Without evidence of benefit, an intervention should not be presumed to be beneficial or safe.

- Rogue Medic

Failure Is an Option – Part II

Continuing what I wrote in Part I about the talk on education at TED Talks. Diana Laufenberg: How to learn? From mistakes. It is a 10 minute video, but the relevant part part I am interested in comes between the 6 minute and 7 minute points.

You have to be comfortable with this idea of allowing kids to fail as part of the learning process.

Don’t even suggest that EMS students should not be referred to as kids. The kids she is referring to are 11th grade students, old enough to fight and die for their country (although not old enough to buy alcohol), and not much younger than the typical EMS student.

Let’s look at some examples of our failures.

During transport, how many of us sit on the captain’s chair behind the patient, where we cannot see the patient?
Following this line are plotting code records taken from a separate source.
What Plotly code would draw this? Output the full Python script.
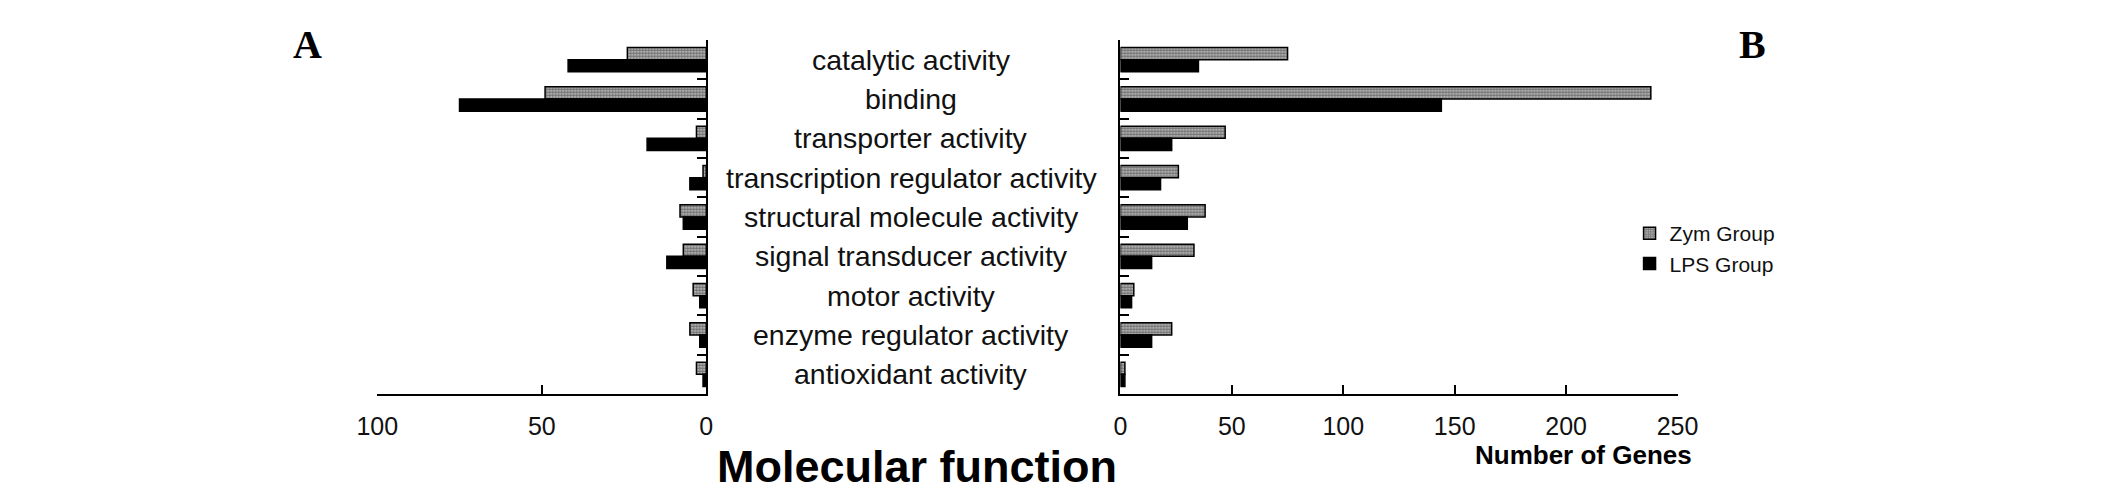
import plotly.graph_objects as go

categories = ["catalytic activity", "binding", "transporter activity",
              "transcription regulator activity", "structural molecule activity",
              "signal transducer activity", "motor activity",
              "enzyme regulator activity", "antioxidant activity"]

left_zym = [24, 49, 3, 1, 8, 7, 4, 5, 3]
left_lps = [42, 75, 18, 5, 7, 12, 2, 2, 1]

right_zym = [75, 238, 47, 26, 38, 33, 6, 23, 2]
right_lps = [35, 144, 23, 18, 30, 14, 5, 14, 2]

left_ticks = [100, 50, 0]
right_ticks = [0, 50, 100, 150, 200, 250]

W, H = 2126, 493
OFF = 8  # page body margin compensation


def px(x):
    # empirical horizontal calibration of the rendered page
    return ((x - 21) / 0.98 - OFF) / W


def py(y):
    return 1 - (y - OFF) / H


fig = go.Figure()

zym_marker = dict(color="white", line=dict(color="black", width=1.5),
                  pattern=dict(shape=".", size=3, solidity=0.75, fgcolor="#111", bgcolor="#d8d8d8"))
lps_marker = dict(color="black", line=dict(color="black", width=1.5))

fig.add_trace(go.Bar(y=categories, x=left_zym, orientation="h", name="Zym Group",
                     marker=zym_marker, xaxis="x", yaxis="y", showlegend=False))
fig.add_trace(go.Bar(y=categories, x=left_lps, orientation="h", name="LPS Group",
                     marker=lps_marker, xaxis="x", yaxis="y", showlegend=False))
fig.add_trace(go.Bar(y=categories, x=right_zym, orientation="h", name="Zym Group",
                     marker=zym_marker, xaxis="x2", yaxis="y2"))
fig.add_trace(go.Bar(y=categories, x=right_lps, orientation="h", name="LPS Group",
                     marker=lps_marker, xaxis="x2", yaxis="y2"))

tickfont = dict(family="Liberation Sans, Arial", size=25, color="#111")

xcommon = dict(showgrid=False, zeroline=False, showline=True, linecolor="black", linewidth=2,
               ticks="inside", ticklen=9, tickwidth=2, tickcolor="black",
               tickfont=tickfont, ticklabelstandoff=9, fixedrange=True)
ycommon = dict(showgrid=False, zeroline=False, showline=True, linecolor="black", linewidth=2,
               ticks="inside", ticklen=9, tickwidth=2, tickcolor="black",
               tickson="boundaries", showticklabels=False, type="category",
               categoryorder="array", categoryarray=categories, autorange="reversed",
               fixedrange=True)

ydom = [py(394), py(40)]

fig.update_layout(
    width=W, height=H,
    margin=dict(l=0, r=0, t=0, b=0),
    paper_bgcolor="white", plot_bgcolor="white",
    barmode="group", bargap=0.38, bargroupgap=0,
    xaxis=dict(domain=[px(377), px(706)], range=[100, 0], tickvals=left_ticks,
               ticktext=[str(v) for v in left_ticks], anchor="y", **xcommon),
    yaxis=dict(domain=ydom, anchor="x", side="right", **ycommon),
    xaxis2=dict(domain=[px(1120), px(1677)], range=[0, 250], tickvals=right_ticks,
                ticktext=[str(v) for v in right_ticks], anchor="y2", **xcommon),
    yaxis2=dict(domain=ydom, anchor="x2", side="left", **ycommon),
    legend=dict(x=px(1629), y=py(213), xanchor="left", yanchor="top",
                font=dict(family="Liberation Sans, Arial", size=21, color="#111"),
                itemwidth=30, tracegroupgap=0, bgcolor="rgba(0,0,0,0)"),
    font=dict(family="Liberation Sans, Arial", color="black"),
)

annotations = []
for c in categories:
    annotations.append(dict(x=px(911), y=c, xref="paper", yref="y", text=c, showarrow=False,
                            xanchor="center", yanchor="middle",
                            font=dict(family="Liberation Sans, Arial", size=28.5, color="#111")))
annotations.append(dict(x=px(917), y=py(466), xref="paper", yref="paper", text="<b>Molecular function</b>",
                        showarrow=False, xanchor="center", yanchor="middle",
                        font=dict(family="Liberation Sans, Arial", size=45, color="black")))
annotations.append(dict(x=px(1583), y=py(455), xref="paper", yref="paper", text="<b>Number of Genes</b>",
                        showarrow=False, xanchor="center", yanchor="middle",
                        font=dict(family="Liberation Sans, Arial", size=26, color="black")))
annotations.append(dict(x=px(307), y=py(44), xref="paper", yref="paper", text="<b>A</b>",
                        showarrow=False, xanchor="center", yanchor="middle",
                        font=dict(family="Liberation Serif, Times New Roman", size=40, color="black")))
annotations.append(dict(x=px(1752), y=py(44), xref="paper", yref="paper", text="<b>B</b>",
                        showarrow=False, xanchor="center", yanchor="middle",
                        font=dict(family="Liberation Serif, Times New Roman", size=40, color="black")))
fig.update_layout(annotations=annotations)

fig.write_html("out.html")
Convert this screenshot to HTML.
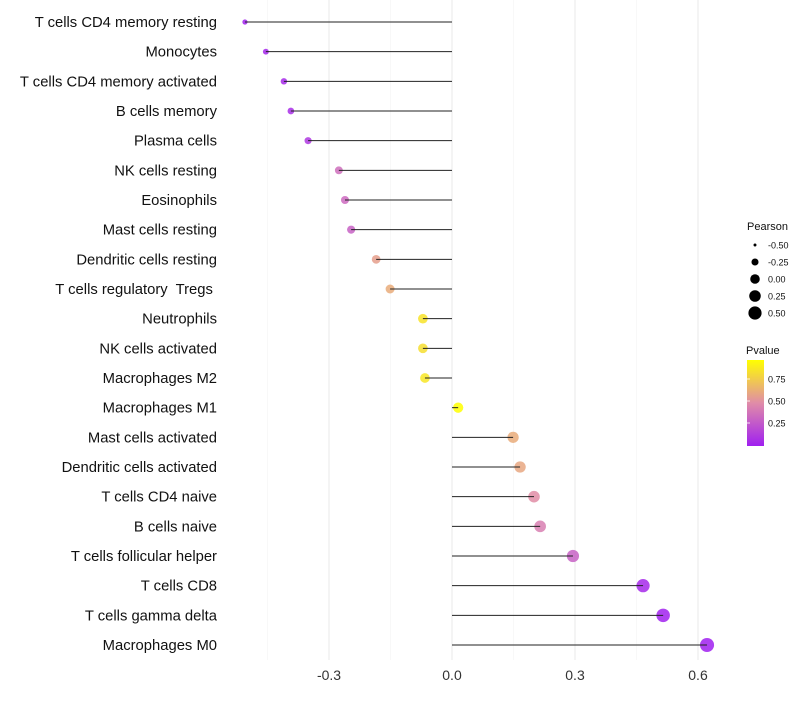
<!DOCTYPE html>
<html><head><meta charset="utf-8"><style>
body{margin:0;background:#fff;font-family:"Liberation Sans",sans-serif;}
</style></head><body>
<svg id="c" width="800" height="700" xmlns="http://www.w3.org/2000/svg">
<defs><linearGradient id="pg" x1="0" y1="1" x2="0" y2="0">
<stop offset="0" stop-color="#A020F0"/><stop offset="0.5" stop-color="#E08CA8"/><stop offset="1" stop-color="#FFFF00"/></linearGradient></defs>
</svg>
<script>
const categories=["T cells CD4 memory resting","Monocytes","T cells CD4 memory activated","B cells memory","Plasma cells","NK cells resting","Eosinophils","Mast cells resting","Dendritic cells resting","T cells regulatory  Tregs ","Neutrophils","NK cells activated","Macrophages M2","Macrophages M1","Mast cells activated","Dendritic cells activated","T cells CD4 naive","B cells naive","T cells follicular helper","T cells CD8","T cells gamma delta","Macrophages M0"];
const pearson=[-0.505,-0.454,-0.41,-0.393,-0.351,-0.276,-0.261,-0.246,-0.185,-0.151,-0.071,-0.071,-0.066,0.015,0.149,0.166,0.2,0.215,0.295,0.466,0.515,0.622];
const pvalue=[0.03,0.05,0.06,0.08,0.12,0.35,0.33,0.3,0.55,0.6,0.82,0.8,0.83,0.95,0.6,0.58,0.48,0.42,0.3,0.06,0.03,0.02];
const xTicks=[-0.3,0,0.3,0.6];
const xMinor=[-0.45,-0.15,0.15,0.45];
const ns="http://www.w3.org/2000/svg";
const svg=document.getElementById('c');
const X=v=>452+v*410;
const Y=i=>22+i*(623/21);
const R=v=>Math.sqrt(Math.max(3.5,26+38*v));
function mk(t,a){const e=document.createElementNS(ns,t);for(const k in a)e.setAttribute(k,a[k]);svg.appendChild(e);return e;}
function lerp(a,b,t){return a.map((x,i)=>Math.round(x+(b[i]-x)*t));}
function col(p){const t=Math.min(1,Math.max(0,(p-0.02)/0.91));const c0=[160,32,240],c1=[224,140,168],c2=[255,255,0];const c=t<0.5?lerp(c0,c1,t*2):lerp(c1,c2,(t-0.5)*2);return `rgb(${c})`;}
xMinor.forEach(v=>{const l=mk('line',{x1:X(v),x2:X(v),y1:0,y2:660,stroke:'#f4f4f4','stroke-width':0.6});

});
xTicks.forEach(v=>{const l=mk('line',{x1:X(v),x2:X(v),y1:0,y2:660,stroke:'#ececec','stroke-width':1.1});


const t=mk('text',{x:X(v),y:680,'text-anchor':'middle','font-size':14,fill:'#333'});t.textContent=v===0?'0.0':v.toFixed(1);

});
categories.forEach((c,i)=>{const y=Y(i);
const t=mk('text',{x:217,y:y+5,'text-anchor':'end','font-size':14.8,fill:'#111','xml:space':'preserve',style:'white-space:pre'});t.textContent=c;


const p=mk('circle',{cx:X(pearson[i]),cy:y,r:R(pearson[i]),fill:col(pvalue[i]),'fill-opacity':0.85});


const l=mk('line',{x1:X(0),x2:X(pearson[i]),y1:y,y2:y,stroke:'#222','stroke-width':1});

});
const g1=mk('text',{x:747,y:230,'font-size':11,fill:'#111'});g1.textContent='Pearson';


[-0.5,-0.25,0,0.25,0.5].forEach((v,i)=>{const y=245+i*17;
const c=mk('circle',{cx:755,cy:y,r:Math.sqrt(Math.max(2.2,22.9+41.4*v)),fill:'#000'});


const t=mk('text',{x:768,y:y+3.5,'font-size':9,fill:'#111'});t.textContent=v.toFixed(2);

});
const g2=mk('text',{x:746,y:354,'font-size':11,fill:'#111'});g2.textContent='Pvalue';


const bar=mk('rect',{x:747,y:360,width:17,height:86,fill:'url(#pg)'});


[0.75,0.5,0.25].forEach((v,i)=>{const y=379+i*22;
const t=mk('text',{x:768,y:y+3.5,'font-size':9,fill:'#111'});t.textContent=v.toFixed(2);


const k=mk('line',{x1:747,x2:750,y1:y,y2:y,stroke:'#fff','stroke-width':0.8});

});
</script>
</body></html>
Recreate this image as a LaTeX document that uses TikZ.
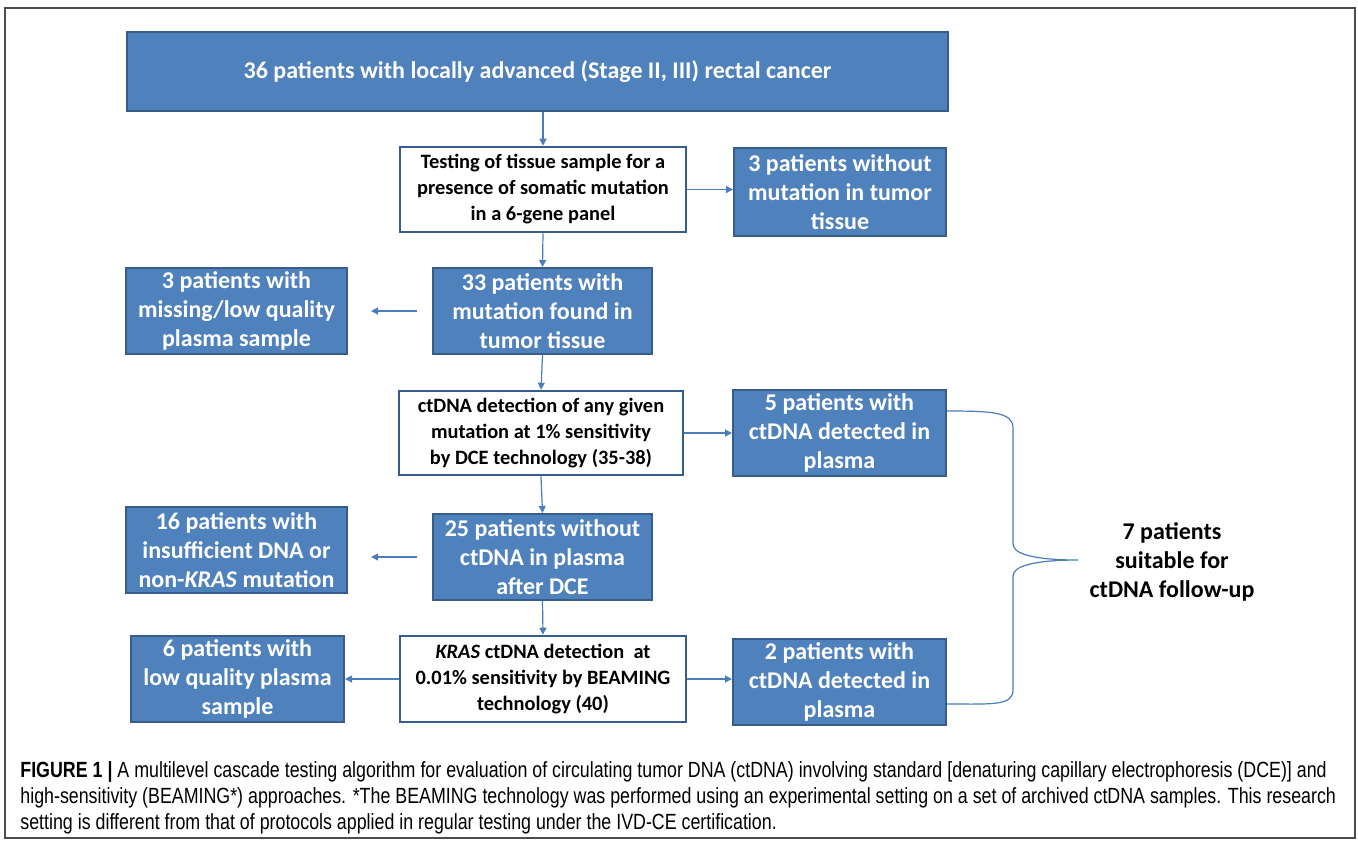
\documentclass[tikz,border=0pt]{standalone}
\usepackage{fontspec}
\setmainfont{Carlito}
\newfontfamily\capfont[FakeStretch=0.81]{Liberation Sans}
\usepackage{tikz}
\usetikzlibrary{arrows.meta,positioning,calc}
\definecolor{boxblue}{HTML}{4F81BD}
\definecolor{boxedge}{HTML}{385D8A}
\definecolor{linkblue}{HTML}{4A7EBB}

\begin{document}
\begin{tikzpicture}[
    x=0.5pt, y=-0.5pt,
    font=\bfseries\fontsize{12}{14.5}\selectfont,
    bluebox/.style={draw=boxedge, fill=boxblue, text=white, line width=1pt, align=center, minimum height=43pt, inner sep=1pt},
    testbox/.style={draw=boxedge, fill=white, text=black, line width=1.3pt, align=center, minimum height=42.5pt, minimum width=143pt, inner sep=1pt, font=\bfseries\fontsize{10.2}{13}\selectfont},
    arrow/.style={-{Triangle[length=3.5pt,width=3.5pt]}, linkblue, line width=0.6pt},
    brace/.style={linkblue, line width=0.6pt}
]
\useasboundingbox (0,0) rectangle (1358,843);
\draw[black!70, line width=0.7pt] (5,8) rectangle (1355,838);

% main column
\node[bluebox, minimum width=410.5pt, minimum height=39.5pt] (top) at (537.5,71.5) {36 patients with locally advanced (Stage II, III) rectal cancer};
\node[testbox] (tissue) at (543,189.5) {Testing of tissue sample for a\\presence of somatic mutation\\in a 6-gene panel};
\node[bluebox, minimum width=109.5pt] (mut) at (542.5,311) {33 patients with\\mutation found in\\tumor tissue};
\node[testbox, minimum width=142pt, minimum height=42pt] (dce) at (541,433) {ctDNA detection of any given\\mutation at 1\% sensitivity\\by DCE technology (35-38)};
\node[bluebox, minimum width=109.5pt] (nodce) at (542.5,557) {25 patients without\\ctDNA in plasma\\after DCE};
\node[testbox, minimum height=43pt] (beaming) at (543,679) {\textit{KRAS} ctDNA detection~ at\\0.01\% sensitivity by BEAMING\\technology (40)};

% right column
\node[bluebox, minimum width=106pt, minimum height=44pt] (nomut) at (840,192) {3 patients without\\mutation in tumor\\tissue};
\node[bluebox, minimum width=106.5pt] (dce5) at (839.5,433) {5 patients with\\ctDNA detected in\\plasma};
\node[bluebox, minimum width=106.5pt] (beam2) at (839.5,682) {2 patients with\\ctDNA detected in\\plasma};

% left column
\node[bluebox, minimum width=110.5pt] (missing) at (236.5,311) {3 patients with\\missing/low quality\\plasma sample};
\node[bluebox, minimum width=110.5pt] (insuff) at (236.5,550) {16 patients with\\insufficient DNA or\\non-\textit{KRAS} mutation};
\node[bluebox, minimum width=106.5pt] (lowq) at (237.5,679) {6 patients with\\low quality plasma\\sample};

% arrows
\draw[arrow] (top.south -| tissue.north) -- (tissue.north);
\draw[arrow] (tissue.east) -- (tissue.east -| nomut.west);
\draw[arrow] (tissue.south) -- (mut.north);
\draw[arrow, shorten <=7.5pt, shorten >=11.5pt] (mut.west) -- (mut.west -| missing.east);
\draw[arrow] (mut.south) -- (dce.north);
\draw[arrow] (dce.east) -- (dce.east -| dce5.west);
\draw[arrow] (dce.south) -- (nodce.north);
\draw[arrow, shorten <=7.5pt, shorten >=11.5pt] (nodce.west) -- (nodce.west -| insuff.east);
\draw[arrow] (nodce.south) -- (beaming.north);
\draw[arrow] (beaming.west) -- (beaming.west -| lowq.east);
\draw[arrow] (beaming.east) -- (beaming.east -| beam2.west);

% brace to the follow-up group
\coordinate (b1) at ($(dce5.north east)!0.25!(dce5.south east)$);
\coordinate (b2) at ($(beam2.north east)!0.75!(beam2.south east)$);
\coordinate (tip) at (1078,560);
\draw[brace] (b1) .. controls +(45,0) and +(0,-16) .. (1013,428) -- (1013,544)
  .. controls +(0,12) and +(-35,0) .. (tip)
  .. controls +(-35,0) and +(0,-12) .. (1013,576) -- (1013,690)
  .. controls +(0,16) and +(45,0) .. (b2);
\node[align=center] (follow) at (1172,562) {7 patients\\suitable for\\ctDNA follow-up};

% caption
\node[anchor=north west, align=left, inner sep=0pt, font=\capfont\mdseries\fontsize{11}{13}\selectfont] (caption) at (20,761)
  {\textbf{FIGURE 1 |} A multilevel cascade testing algorithm for evaluation of circulating tumor DNA (ctDNA) involving standard [denaturing capillary electrophoresis (DCE)] and\\
   high-sensitivity (BEAMING*) approaches. *The BEAMING technology was performed using an experimental setting on a set of archived ctDNA samples. This research\\
   setting is different from that of protocols applied in regular testing under the IVD-CE certification.};
\end{tikzpicture}
\end{document}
How do we continue to assess our patient from there?

How do we recognize when something has changed?

Do we assume that nothing will change?

When we arrive at the hospital, how many of us disconnect the monitor/defibrillator and leave it in the ambulance?

Does a monitor/defibrillator only work in the ambulance?

Do we not bring the monitor/defibrillator in to the call for syncope patients, chest pain patients, or other ALS patients?

Do patients never have rhythm changes between the inside of the ambulance and the hospital bed?

How would we know if there is a rhythm change?

How would we shock V Fib without a monitor/defibrillator and without an AED?

If we do not need the monitor, then why did we attach the monitor to the patient at any point?

If we look at the patient’s rhythm, now, and see a sinus rhythm, what does that tell us about the rhythm before we looked at the rhythm?

When we leave the monitor in the ambulance, we are paramedics operating at a less than First Responder level.

This appears to be a form of patient abandonment.

We do not have to leave the patient to abandon our ability to care for our the patient.

We are called because something has gone wrong. Do we show up and choose a protocol and then never think about anything again?

This is failure.

We need to learn from these failures.

We need to learn to not defend failures.

We need to learn not to continually repeat failures.

We need to abandon the status quo and think about what is best for our patients.

If we just punish people for these behaviors, rather than educate them about why these behaviors are not good patient care, we can direct the Clipboard Nazis QA/QI/CYA people toward other things.

To be continued in Failure Is an Option – Part III.

.

Comments

  1. I am always trying to improve my habit of bringing the lp15 in on calls with me. My partner and I are in the habit of typically bringing in the bag on simple calls, and practically the entire truck on high-rise or nursing home calls where your no where near the truck. Unless the patient is unstable I do take the moniter off going into the hospital. Cutting down on time to transfer the patientamd avoid entanglement, etc. Half joking here but when you only have side facing benches the captians chair is the safest place for people to sit, and when half your patients or more don’t sit on the liter.

    When the situation allows doing a full ALS assessment at the point of a contact does all parties well.

  2. “During transport, how many of us sit on the captain’s chair behind the patient, where we cannot see the patient?”

    As with everything, it depends on the patient. Does the patient need to be monitored every single second the patient is in the ambulance? Does every patient in the hospital receive some sort of monitoring or direct observation 100% of the time they are in the hospital? Heck, how many patients in the hospital get vital signs taken ever 15 minutes like EMS is taught to for non-emergent patients?

    How hard is it to monitor for major changes when I can talk to the patient from the captain’s chair? Do we need to sit right in front of the patient to recognize major changes, or can recognition occur when sitting in a less than optimal location for assessment, but a more optimal position for safety and comfort? After all, once a change in status is recognized, the provider can always move to the bench seat.